Beat eggs with sugar until fluffy, add golden syrup, then ½ cup of the milk. Sift in flour, salt,mix well with wooden spoon until smooth. If necessary add remaining ¼ cup of milk. Allow to stand one hour if possible. Drop in spoonfuls on heated, greased iron, reduce heat, when surface begins to bubble, turn to cook other side. Keep hot between two plates on top of saucepan of hot water.
Quotation for the Day.
The laziest man I ever met put popcorn in his pancakes so they would turn over by themselves.
W.C.Fields.
5 comments:
When I was a teenager, babysitting two small boys, I used to make them pikelets. My idea was to serve with butter and jam or honey, but the boys didn't even let them get near a plate: as soon as the pikelet was off the surface of the frying pan, there would be a race to grab it and stuff it whole into the mouth. Fortunately my daughter doesn't (yet) do this.

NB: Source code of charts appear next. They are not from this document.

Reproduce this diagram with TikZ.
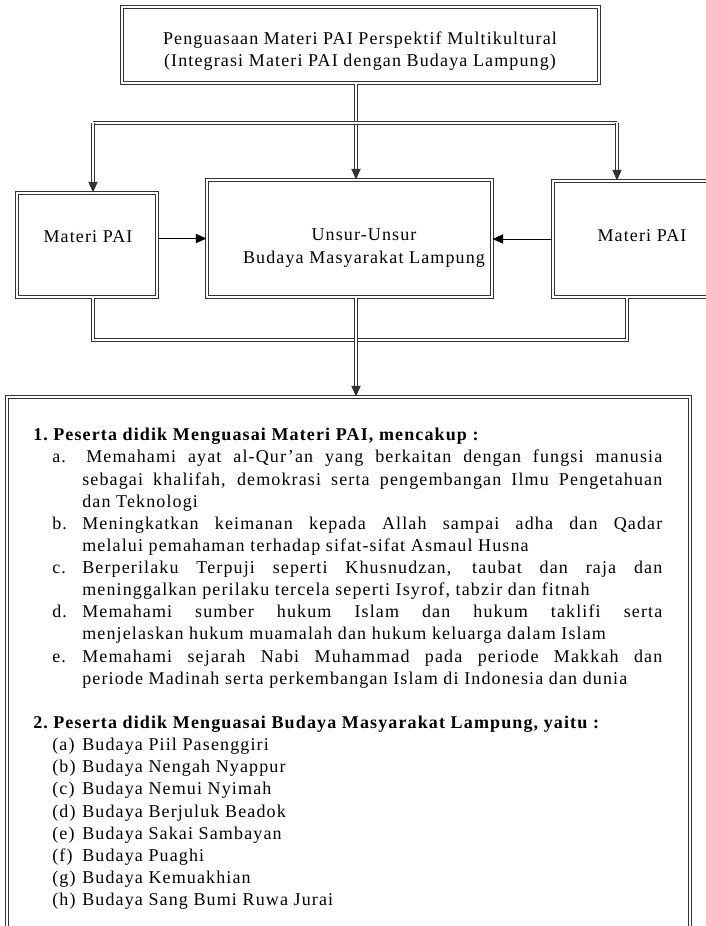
\documentclass[tikz,border=0pt]{standalone}
\usepackage{fontspec}
\setmainfont{Liberation Serif}[LetterSpace=6.3]
\usetikzlibrary{arrows.meta,calc}

\newcommand{\butir}[2]{\par\hangindent=36.75pt\hangafter=1\noindent\hspace*{14.25pt}\makebox[22.5pt][l]{#1}#2\par}

\tikzset{
  kotak/.style={draw=black!80, line width=0.85pt, double, double distance=0.9pt, inner sep=0pt},
  jalur/.style={draw=black!80, line width=0.6pt, double, double distance=1.1pt},
  panah/.style={-{Triangle[width=7pt,length=8pt]}},
  teks/.style={font=\fontsize{13.5}{16.6}\selectfont, align=center, inner sep=0pt}
}

\begin{document}
\begin{tikzpicture}[x=0.75pt,y=-0.75pt]
\useasboundingbox (0,0) rectangle (706,926);

\node[kotak, minimum width=357.75pt, minimum height=57pt] (atas) at (360.5,45) {};
\node[kotak, minimum width=105pt, minimum height=78pt] (kiri) at (87,245) {};
\node[kotak, minimum width=213.75pt, minimum height=87.75pt] (tengah) at (349.5,238.5) {};
\node[kotak, minimum width=133.5pt, minimum height=87pt] (kanan) at (642,239) {};
\node[kotak, minimum width=512.25pt, minimum height=424.5pt] (bawah) at (348.5,680) {};

\node[teks] (judul) at (360,51) {Penguasaan Materi PAI Perspektif Multikultural\\(Integrasi Materi PAI dengan Budaya Lampung)};
\node[teks] (teksKiri) at (88,237) {Materi PAI};
\node[teks] (teksTengah) at (364,248) {Unsur-Unsur\\Budaya Masyarakat Lampung};
\node[teks] (teksKanan) at (642,236) {Materi PAI};

\coordinate (poros) at (356,123);
\coordinate (cabangKiri) at (93,123);
\coordinate (cabangKanan) at (617,123);
\coordinate (bawahKiri) at (93,340);
\coordinate (bawahKanan) at (627,340);

\draw[jalur, panah] (atas.south -| poros) -- (poros |- tengah.north);
\draw[jalur] (cabangKiri) -- (cabangKanan);
\draw[jalur, panah] (cabangKiri) -- (cabangKiri |- kiri.north);
\draw[jalur, panah] (cabangKanan) -- (cabangKanan |- kanan.north);

\draw[panah] (kiri.east |- tengah.west) -- (tengah.west);
\draw[panah] (kanan.west) -- (tengah.east |- kanan.west);

\draw[jalur] (bawahKiri |- kiri.south) -- (bawahKiri) -- (bawahKanan) -- (bawahKanan |- kanan.south);
\draw[jalur, panah] (tengah.south -| poros) -- (poros |- bawah.north);

\node[teks, align=justify, text width=471.75pt, anchor=north west] (isi) at (33,428) {%
\noindent\textbf{\makebox[15pt][l]{1.}Peserta didik Menguasai Materi PAI, mencakup :}
\butir{a.}{\hspace*{3pt}Memahami ayat al-Qur'an yang berkaitan dengan fungsi manusia\linebreak sebagai khalifah, demokrasi serta pengembangan Ilmu Pengetahuan\linebreak dan Teknologi}
\butir{b.}{Meningkatkan keimanan kepada Allah sampai adha dan Qadar\linebreak melalui pemahaman terhadap sifat-sifat Asmaul Husna}
\butir{c.}{Berperilaku Terpuji seperti Khusnudzan, taubat dan raja dan\linebreak meninggalkan perilaku tercela seperti Isyrof, tabzir dan fitnah}
\butir{d.}{Memahami sumber hukum Islam dan hukum taklifi serta\linebreak menjelaskan hukum muamalah dan hukum keluarga dalam Islam}
\butir{e.}{Memahami sejarah Nabi Muhammad pada periode Makkah dan\linebreak periode Madinah serta perkembangan Islam di Indonesia dan dunia}
\vspace{16.6pt}
\noindent\textbf{\makebox[15pt][l]{2.}Peserta didik Menguasai Budaya Masyarakat Lampung, yaitu :}
\butir{(a)}{Budaya Piil Pasenggiri}
\butir{(b)}{Budaya Nengah Nyappur}
\butir{(c)}{Budaya Nemui Nyimah}
\butir{(d)}{Budaya Berjuluk Beadok}
\butir{(e)}{Budaya Sakai Sambayan}
\butir{(f)}{Budaya Puaghi}
\butir{(g)}{Budaya Kemuakhian}
\butir{(h)}{Budaya Sang Bumi Ruwa Jurai}};

\end{tikzpicture}
\end{document}
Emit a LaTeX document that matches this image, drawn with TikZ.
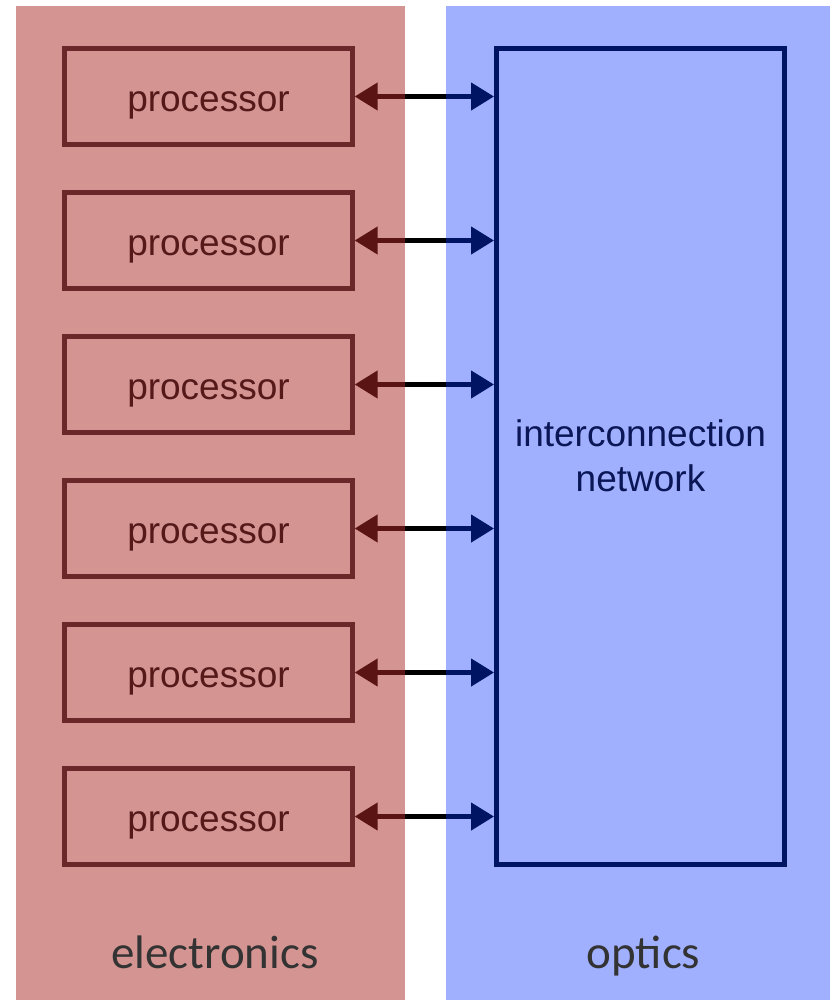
\documentclass[tikz,border=0pt]{standalone}
\usepackage{fontspec}
\setmainfont{Liberation Sans}
\newfontfamily\labelfont{Carlito}
\usetikzlibrary{arrows.meta,positioning}
\definecolor{elecbg}{RGB}{212,148,145}
\definecolor{optbg}{RGB}{160,176,255}
\definecolor{procline}{RGB}{107,40,40}
\definecolor{proctext}{RGB}{85,25,25}
\definecolor{proctip}{RGB}{90,20,20}
\definecolor{netline}{RGB}{0,20,100}
\definecolor{nettext}{RGB}{10,22,85}
\definecolor{labeltext}{RGB}{51,51,51}
\tikzset{
 panel/.style={fill=#1,minimum height=497pt,inner sep=0pt,outer sep=0pt},
 procbox/.style={draw=procline,line width=2.25pt,minimum width=144pt,minimum height=48pt,outer sep=0pt,
   text=proctext,font=\fontsize{18.5}{22}\selectfont,text height=18pt,text depth=3pt},
 netbox/.style={draw=netline,line width=2.5pt,minimum width=144pt,minimum height=408pt,outer sep=0pt,
   text=nettext,align=center,font=\fontsize{18.5}{22.5}\selectfont},
 panellabel/.style={anchor=base,text=labeltext,font=\labelfont\fontsize{23.5}{28}\selectfont,inner sep=0pt},
 link/.style={line width=2.3pt}
}
\begin{document}
\begin{tikzpicture}[x=0.5pt,y=-0.5pt]
\useasboundingbox (0,0) rectangle (830,1000);
\node[panel=elecbg,minimum width=194.5pt] (elec) at (210.5,503) {};
\node[panel=optbg,minimum width=192pt] (opt) at (638,503) {};
\node[panellabel] (elecname) at (215,968) {electronics};
\node[panellabel] (optname) at (643.5,968) {optics};
\node[netbox,text depth=1pt] (net) at (640.5,456.5) {interconnection\\network};
\coordinate (p0) at (208.5,0.5);
\foreach \i [evaluate=\i as \j using int(\i-1)] in {1,...,6}{
 \node at(p\j.south)[procbox,anchor=north,yshift=-24pt](p\i){processor};
 \draw[link,draw=proctip,{Triangle[length=11.5pt,width=13.5pt]}-,shorten <=1.1pt] (p\i.east) -- (p\i.east -| elec.east);
 \draw[link,draw=black] (p\i.east -| elec.east) -- (p\i.east -| opt.west);
 \draw[link,draw=netline,-{Triangle[length=11.5pt,width=13.5pt]},shorten >=1.25pt] (p\i.east -| opt.west) -- (p\i.east -| net.west);
}
\end{tikzpicture}
\end{document}
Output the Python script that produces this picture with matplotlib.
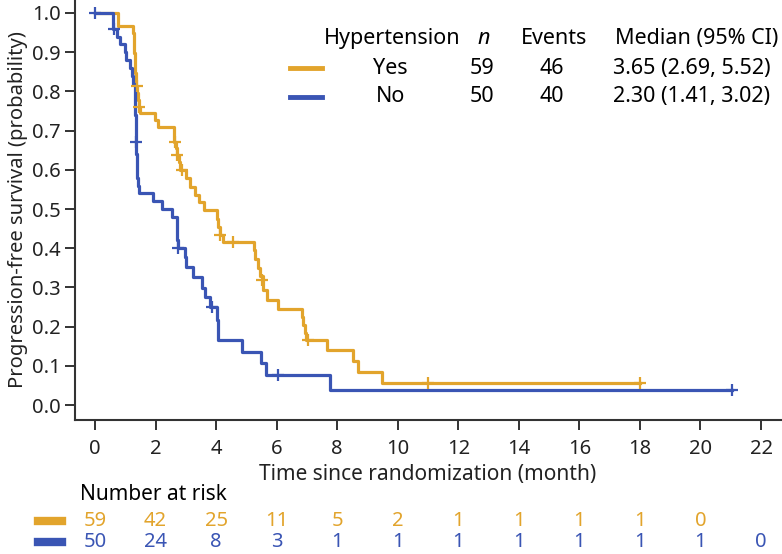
import matplotlib
matplotlib.use("Agg")
import matplotlib.pyplot as plt
from matplotlib.lines import Line2D
from matplotlib.transforms import blended_transform_factory

plt.rcParams['font.family'] = ['Noto Sans', 'DejaVu Sans']

YELLOW = '#E2A42C'
BLUE = '#3A55B4'

# Kaplan-Meier steps (month, survival after step)
yes_time = [0, 0.75, 0.77, 1.27, 1.28, 1.29, 1.30, 1.31, 1.32, 1.33, 1.34, 1.36, 1.40, 1.42, 1.45,
            1.48, 1.98, 2.08, 2.60, 2.62, 2.68, 2.70, 2.78, 2.82, 3.00, 3.15, 3.30, 3.45, 3.60,
            4.02, 4.08, 4.12, 4.22, 5.25, 5.30, 5.40, 5.45, 5.55, 5.68, 6.06, 6.83, 6.88, 6.93,
            6.97, 7.65, 8.53, 8.70, 9.47, 18.0]
yes_surv = [1.0, 0.983, 0.966, 0.949, 0.932, 0.915, 0.898, 0.881, 0.864, 0.847, 0.830, 0.813, 0.796,
            0.778, 0.760, 0.745, 0.727, 0.710, 0.690, 0.672, 0.655, 0.638, 0.620, 0.600, 0.578,
            0.557, 0.537, 0.517, 0.497, 0.475, 0.455, 0.435, 0.417, 0.395, 0.372, 0.350, 0.330,
            0.293, 0.268, 0.244, 0.224, 0.204, 0.185, 0.166, 0.140, 0.112, 0.084, 0.056, 0.056]
yes_cens_t = [1.38, 1.47, 2.64, 2.72, 2.86, 4.14, 4.56, 5.52, 7.04, 11.0, 18.0]
yes_cens_s = [0.813, 0.760, 0.672, 0.638, 0.600, 0.435, 0.417, 0.320, 0.166, 0.056, 0.056]

no_time = [0, 0.60, 0.72, 0.83, 0.99, 1.04, 1.16, 1.21, 1.27, 1.32, 1.325, 1.33, 1.335, 1.34, 1.345,
           1.35, 1.36, 1.37, 1.38, 1.39, 1.40, 1.41, 1.47, 1.92, 2.20, 2.53, 2.70, 2.71, 2.72, 2.73,
           2.97, 3.00, 3.25, 3.52, 3.65, 3.80, 4.02, 4.05, 4.07, 4.85, 5.50, 5.65, 7.76, 21.05]
no_surv = [1.0, 0.96, 0.94, 0.92, 0.90, 0.88, 0.86, 0.84, 0.82, 0.80, 0.78, 0.76, 0.74, 0.72, 0.70,
           0.68, 0.66, 0.64, 0.62, 0.60, 0.58, 0.56, 0.54, 0.52, 0.50, 0.48, 0.46, 0.44, 0.42, 0.40,
           0.377, 0.353, 0.327, 0.298, 0.276, 0.250, 0.217, 0.190, 0.166, 0.136, 0.107, 0.078,
           0.039, 0.039]
no_cens_t = [0.0, 0.63, 1.35, 2.75, 3.85, 6.06, 21.05]
no_cens_s = [1.0, 0.96, 0.672, 0.40, 0.25, 0.078, 0.039]

risk_times = [0, 2, 4, 6, 8, 10, 12, 14, 16, 18, 20, 22]
yes_risk = [59, 42, 25, 11, 5, 2, 1, 1, 1, 1, 0]
no_risk = [50, 24, 8, 3, 1, 1, 1, 1, 1, 1, 1, 0]

groups = ['Yes', 'No']
n_pat = [59, 50]
n_events = [46, 40]
medians = ['3.65 (2.69, 5.52)', '2.30 (1.41, 3.02)']

fig = plt.figure(figsize=(7.82, 5.54), dpi=100)
ax = fig.add_axes([0.0959, 0.2419, 0.9028, 0.758])

ax.step(yes_time, yes_surv, where='post', color=YELLOW, lw=2.3)
ax.step(no_time, no_surv, where='post', color=BLUE, lw=2.3)
ax.plot(yes_cens_t, yes_cens_s, ls='none', marker='+', ms=9, mew=1.6, color=YELLOW)
ax.plot(no_cens_t, no_cens_s, ls='none', marker='+', ms=9, mew=1.6, color=BLUE)

ax.set_xlim(-0.66, 22.66)
ax.set_ylim(-0.038, 1.033)
ax.set_xticks(range(0, 23, 2))
ax.set_yticks([i / 10 for i in range(11)])
ax.set_yticklabels(['%.1f' % (i / 10) for i in range(11)])
for s in ['top', 'right']:
    ax.spines[s].set_visible(False)
for s in ['left', 'bottom']:
    ax.spines[s].set_linewidth(1.5)
    ax.spines[s].set_color('#333333')
ax.tick_params(axis='both', direction='out', length=7, width=1.4, color='#333333',
               labelsize=14.5, labelcolor='#222222')
ax.tick_params(axis='x', pad=7)
ax.tick_params(axis='y', pad=3)
ax.set_xlabel('Time since randomization (month)', fontsize=15, color='#222222', labelpad=3)
ax.set_ylabel('Progression-free survival (probability)', fontsize=14.5, color='#222222', labelpad=3)

# legend table
fs = 15.5
hy = 0.931
rows_y = [0.877, 0.825]
colors = [YELLOW, BLUE]
fig.text(0.501, hy, 'Hypertension', ha='center', va='center', fontsize=fs)
fig.text(0.618, hy, 'n', ha='center', va='center', fontsize=fs, style='italic')
fig.text(0.709, hy, 'Events', ha='center', va='center', fontsize=fs)
fig.text(0.786, hy, 'Median (95% CI)', ha='left', va='center', fontsize=fs)
for g, n, e, m, y, c in zip(groups, n_pat, n_events, medians, rows_y, colors):
    fig.add_artist(Line2D([0.371, 0.412], [y, y], color=c, lw=3.5, transform=fig.transFigure))
    fig.text(0.499, y, g, ha='center', va='center', fontsize=fs)
    fig.text(0.616, y, str(n), ha='center', va='center', fontsize=fs)
    fig.text(0.706, y, str(e), ha='center', va='center', fontsize=fs)
    fig.text(0.784, y, m, ha='left', va='center', fontsize=fs)

# number at risk
fig.text(0.102, 0.108, 'Number at risk', ha='left', va='center', fontsize=15)
tr = blended_transform_factory(ax.transData, fig.transFigure)
for risk, y, c in zip([yes_risk, no_risk], [0.060, 0.022], colors):
    fig.add_artist(Line2D([0.049, 0.079], [y, y], color=c, lw=6, transform=fig.transFigure))
    for t, r in zip(risk_times, risk):
        ax.text(t, y, str(r), transform=tr, ha='center', va='center', fontsize=14.5, color=c)

fig.savefig('out.png', dpi=100)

How lovely to see the story of a food that was for me the best of childhood breakfasts! But for this Australian, they were only ever experienced hot, served with butter and golden syrup. Jam or cream (and cold pikelets) are an entirely unfamiliar concept to me.
This brings back to me my first trip abroad, to Sydney. All around me, tourists were transfixed by the bridge, the Opera House, the other great sights; I stood for half an hour, open-mouthed, in front of a McDonald's, studying the posted menu with astonishment.
I had assumed McDonald's menus were the same the world over, yet here were food items I had never heard of: chiefly, the Golden Arches was offering something called "pikelets" (pickelets? were they little pickles? I wondered, trying out various pronunciations) and further scrutiny of a pictured hamburger revealed that something called "beetroot" was an immutable fixture of the sandwich. The pikelets conundrum was resolved by a kindly Australian passerby. But I still remember my youngling's slack-jawed wonderment (and early interest in food history and culture). McDonald's is different in other lands!
Foose - thankyou so much for that wonderful story. It has made my day. Aint life wonderful?
What are today called crumpets were always known as pikelets in Yorkshire. We loved them with butter and jam in the 1950s once rationing had finished. Until then it was a scrape of margarine under the jam.